We should stop thinking of the rich as tax targets to pay for government our services.  Certainly, some progressivity in the tax code is justifiable, but past a certain point it is robbery even if legal.  The jock tax is another example of piling on.  We should limit the ability of politicians to impose taxes on people living outside their districts. 


  1. It appears the government will do anything to get more tax money out of the U.S. citizens. Why should I pay a higher tax on a hotel just because I happen to be in your city? If I am in your city I will not only be spending money staying in a hotel but restaurants, venues, shopping, etc. where I will already pay the local tax amount. I should not be over-taxed for visiting and staying overnight in a hotel.
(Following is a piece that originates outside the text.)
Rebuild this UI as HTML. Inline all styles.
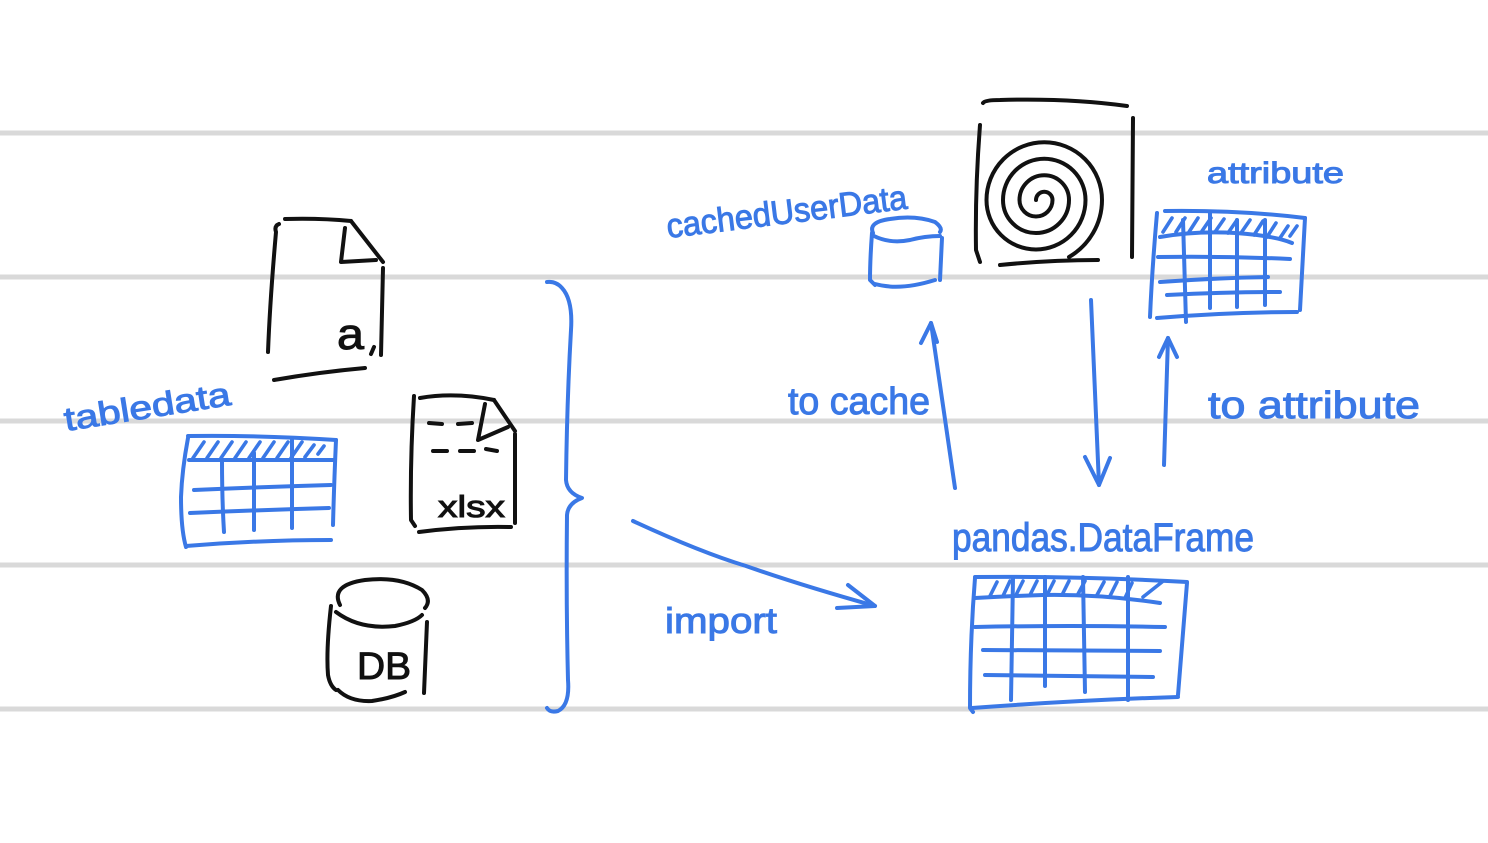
<!DOCTYPE html>
<html><head><meta charset="utf-8">
<style>
html,body{margin:0;padding:0;background:#fff;}
svg{display:block;}
.k{stroke:#111;fill:none;stroke-width:4;stroke-linecap:round;stroke-linejoin:round;}
.b{stroke:#3a78e6;fill:none;stroke-width:4;stroke-linecap:round;stroke-linejoin:round;}
.b3{stroke:#3a78e6;fill:none;stroke-width:3.6;stroke-linecap:round;stroke-linejoin:round;}
.g{stroke:#d9d9d9;stroke-width:5;}
.tb{fill:#3a78e6;stroke:#3a78e6;stroke-width:1;font-family:"Liberation Sans",sans-serif;}
.tk{fill:#111;stroke:#111;stroke-width:1;font-family:"Liberation Sans",sans-serif;}
</style></head><body>
<svg width="1488" height="843" viewBox="0 0 1488 843" xmlns="http://www.w3.org/2000/svg">
<rect width="1488" height="843" fill="#fff"/>
<line class="g" x1="0" y1="133" x2="1488" y2="133"/>
<line class="g" x1="0" y1="277" x2="1488" y2="277"/>
<line class="g" x1="0" y1="421" x2="1488" y2="421"/>
<line class="g" x1="0" y1="565" x2="1488" y2="565"/>
<line class="g" x1="0" y1="709" x2="1488" y2="709"/>

<!-- Doc "a" -->
<path class="k" d="M285 219 Q320 218 351 221"/>
<path class="k" d="M279 224 Q274 226 276 232 Q270 300 268 352"/>
<path class="k" d="M351 221 L383 262"/>
<path class="k" d="M345 228 L341 262 L376 260"/>
<path class="k" d="M383 268 L381 355"/>
<path class="k" d="M274 380 Q320 372 365 368"/>
<text class="tk" x="337" y="349" font-size="44" textLength="27" lengthAdjust="spacingAndGlyphs">a</text>
<path class="k" d="M374 347 L371 354"/>

<!-- Doc xlsx -->
<path class="k" d="M420 398 Q455 392 494 400"/>
<path class="k" d="M414 396 Q410 460 411 520 L415 526"/>
<path class="k" d="M494 400 L515 431"/>
<path class="k" d="M485 404 L478 440 L508 427"/>
<path class="k" d="M515 434 L515 523"/>
<path class="k" d="M419 532 Q465 526 511 527"/>
<path class="k" d="M429 423 L442 424 M458 424 L472 423 M433 451 L447 451 M460 451 L474 451 M486 449 L497 451"/>
<text class="tk" x="438" y="517" font-size="31" textLength="67" lengthAdjust="spacingAndGlyphs">xlsx</text>

<!-- DB cylinder -->
<path class="k" d="M340 605 Q330 585 365 580 Q400 576 422 590 Q432 600 425 608"/>
<path class="k" d="M336 612 Q360 630 395 626 Q415 622 422 615"/>
<path class="k" d="M331 606 Q326 650 328 675 Q330 686 336 690"/>
<path class="k" d="M427 622 L424 693"/>
<path class="k" d="M338 690 Q350 702 372 701 Q392 698 405 692"/>
<text class="tk" x="357" y="679" font-size="38" textLength="54" lengthAdjust="spacingAndGlyphs">DB</text>

<!-- table data label -->
<text class="tb" x="66" y="431" font-size="33" textLength="168" lengthAdjust="spacingAndGlyphs" transform="rotate(-9 66 431)">tabledata</text>

<!-- left table -->
<path class="b" d="M188 436 Q260 435 336 440"/>
<path class="b" d="M188 438 Q182 470 181 497 Q181 530 186 547"/>
<path class="b" d="M336 440 Q334 485 333 525"/>
<path class="b" d="M186 546 Q260 540 331 540"/>
<path class="b" d="M189 460 L333 460"/>
<path class="b" d="M194 490 Q260 487 331 485"/>
<path class="b" d="M190 513 Q260 510 329 508"/>
<path class="b" d="M222 460 Q222 500 224 532"/>
<path class="b" d="M254 453 L254 530"/>
<path class="b" d="M292 440 L292 528"/>
<path class="b3" d="M193 458 L204 442 M207 458 L218 442 M221 458 L232 442 M235 458 L246 442 M249 458 L260 442 M263 458 L274 442 M277 458 L288 442 M291 458 L302 442 M305 457 L314 445 M318 454 L324 446"/>

<!-- brace -->
<path class="b" d="M547 282 Q556 281 562 288 Q573 300 571 330 Q567 400 566 480 Q567 493 582 498 Q568 503 567 515 Q566 600 568 680 Q570 705 558 711 Q550 713 547 708"/>

<!-- import arrow -->
<path class="b" d="M633 521 Q700 552 746 566 Q800 585 875 606"/>
<path class="b" d="M848 585 L875 606 L837 608"/>
<text class="tb" x="665" y="633" font-size="36" textLength="112" lengthAdjust="spacingAndGlyphs">import</text>

<!-- cachedUserData label + cylinder -->
<text class="tb" x="668" y="238" font-size="34" textLength="242" lengthAdjust="spacingAndGlyphs" transform="rotate(-7 668 238)">cachedUserData</text>
<path class="b" d="M873 233 Q868 222 890 219 Q915 215 935 222 Q943 228 940 232"/>
<path class="b" d="M874 236 Q890 244 910 240 Q925 236 940 236"/>
<path class="b" d="M872 233 Q870 260 870 280 L875 285"/>
<path class="b" d="M942 238 L940 280"/>
<path class="b" d="M875 284 Q900 291 935 280"/>

<!-- spiral box -->
<path class="k" d="M983 103 Q985 100 1000 100 Q1070 98 1127 106"/>
<path class="k" d="M980 125 Q975 190 976 250 L980 262"/>
<path class="k" d="M1133 118 L1132 257"/>
<path class="k" d="M1000 265 Q1050 260 1098 260"/>
<path class="k" d="M1036 200 A8.25 8.25 0 0 1 1052.5 200 A16.5 16.5 0 0 1 1019.5 200 A24.75 24.75 0 0 1 1069 200 A33 33 0 0 1 1003 200 A41.25 41.25 0 0 1 1085.5 200 A49.5 49.5 0 0 1 986.5 200 A57.75 57.75 0 0 1 1102 200 A66 66 0 0 1 1069 257"/>

<!-- attribute label + table -->
<text class="tb" x="1207" y="183" font-size="30" textLength="137" lengthAdjust="spacingAndGlyphs">attribute</text>
<path class="b" d="M1165 211 Q1240 210 1305 218"/>
<path class="b" d="M1157 213 Q1152 270 1150 317"/>
<path class="b" d="M1305 218 L1300 310"/>
<path class="b" d="M1157 318 Q1230 312 1297 312"/>
<path class="b" d="M1160 237 Q1207 229 1257 235 Q1280 238 1292 243"/>
<path class="b" d="M1158 257 Q1225 256 1290 259"/>
<path class="b" d="M1160 282 Q1215 278 1268 277"/>
<path class="b" d="M1167 295 Q1225 292 1280 292"/>
<path class="b" d="M1183 220 L1186 322"/>
<path class="b" d="M1210 212 L1210 308"/>
<path class="b" d="M1237 220 L1237 307"/>
<path class="b" d="M1265 220 L1265 305"/>
<path class="b3" d="M1163 232 L1172 218 M1176 232 L1185 218 M1189 232 L1198 218 M1202 231 L1211 218 M1215 232 L1224 219 M1228 233 L1237 220 M1241 233 L1250 220 M1254 235 L1263 221 M1267 237 L1276 223 M1280 238 L1288 226 M1290 236 L1297 226"/>

<!-- arrows right side -->
<path class="b" d="M955 488 L931 323"/>
<path class="b" d="M921 343 L931 323 L937 342"/>
<text class="tb" x="788" y="414" font-size="38" textLength="142" lengthAdjust="spacingAndGlyphs">to cache</text>

<path class="b" d="M1091 300 L1099 485"/>
<path class="b" d="M1085 457 L1099 485 L1110 458"/>

<path class="b" d="M1164 465 L1168 338"/>
<path class="b" d="M1159 357 L1168 338 L1177 357"/>
<text class="tb" x="1208" y="418" font-size="38" textLength="212" lengthAdjust="spacingAndGlyphs">to attribute</text>

<!-- pandas.DataFrame -->
<text class="tb" x="952" y="551" font-size="40" textLength="302" lengthAdjust="spacingAndGlyphs">pandas.DataFrame</text>
<path class="b" d="M975 577 Q1080 576 1187 582"/>
<path class="b" d="M975 578 Q970 640 970 708 L973 712"/>
<path class="b" d="M1187 583 L1178 695"/>
<path class="b" d="M972 708 Q1080 700 1178 697"/>
<path class="b" d="M975 598 Q1010 596 1043 595 Q1100 594 1160 603"/>
<path class="b" d="M975 627 Q1070 625 1165 627"/>
<path class="b" d="M983 650 L1160 651"/>
<path class="b" d="M985 675 L1153 677"/>
<path class="b" d="M1013 578 L1011 700"/>
<path class="b" d="M1045 577 L1045 686"/>
<path class="b" d="M1083 577 L1085 692"/>
<path class="b" d="M1128 577 L1128 700"/>
<path class="b3" d="M990 596 L997 582 M1003 596 L1010 581 M1016 595 L1023 581 M1030 595 L1037 581 M1047 595 L1054 581 M1062 595 L1069 581 M1078 594 L1085 581 M1097 595 L1104 582 M1110 596 L1117 582 M1125 598 L1132 583 M1143 597 L1162 582"/>
</svg>
</body></html>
    Although I think our sports figures are paid more than enough, this is capitalism at its best. If they demand higher salaries and are paid that salary, their taxes are already enormous. I do not feel the jocks should be taxed by visiting an opposing team. That makes no sense to me.

    Karen Cox

  2. Jared Wolf28/5/09 8:06 PM

    I am a huge sports fan and was not aware of this. If i were an athlete I would be upset at this, because it just seems like another tax that somehow the government is able to charge for. If they are going to charge sports players a tax for playing out of their city, why not charge them extra for the food they buy, water they use, the air they breathe, because I mean they are rich and can afford it right?